É neste sentido que a “onda Bolsonaro” não deixa de ser, em parte, fruto da traição do PT e do fato de que as grandes organizações sindicais desertaram de sua função, de ser uma alternativa para a luta da nossa classe quando ela mais precisou. Por isso agora, ao invés de ofender, é necessário compreender. É preciso reconstruir a confiança da classe em suas próprias forças, e na luta como meio para melhorar suas condições de vida.
Uma alternativa de classe e socialista
A tarefa é construir uma alternativa para a nossa classe que represente efetivamente seus interesses, e que lhe sirva para a luta em defesa de seus direitos. E esta saída só se pode construir na luta contra Bolsonaro e tudo que ele significa, na luta contra a direita tradicional, representada pelo PSDB, DEM e companhia, mas também na luta contra o PT. Essa é a dimensão do trabalho que temos pela frente – construir uma alternativa operária e socialista para nossa classe e para o nosso país.
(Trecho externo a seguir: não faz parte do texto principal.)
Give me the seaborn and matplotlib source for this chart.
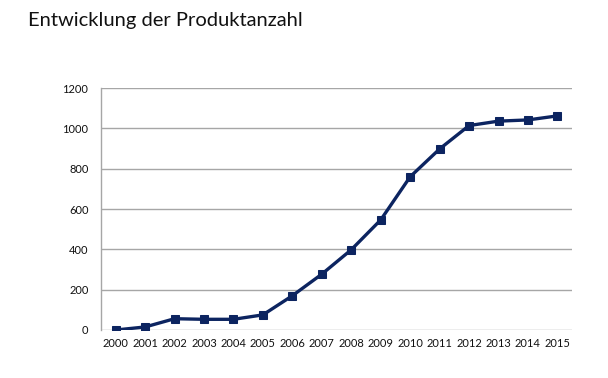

A classe trabalhadora unida e organizada pode perfeitamente impedir os ataques aos seus direitos, venham de onde vierem. Pode perfeitamente derrotar, nas ruas, esse arremedo de ditador, caso ele saia vitorioso nas urnas. E, nesse processo criar as bases para uma transformação mais profunda no país que o liberte da espoliação do imperialismo, da exploração e opressão do capitalismo. É dessa forma que nós, do PSTU vemos o processo.
As centrais sindicais podem e os sindicatos tem um papel fundamental neste processo. Podem ser parte importante deste processo, ou poderão se transformar em um obstáculo contra ele. Neste caso, caberá aos trabalhadores, com os recursos e organizações que tiver à mão, avançar na construção da sua unidade e da luta para derrotar seus inimigos de classe.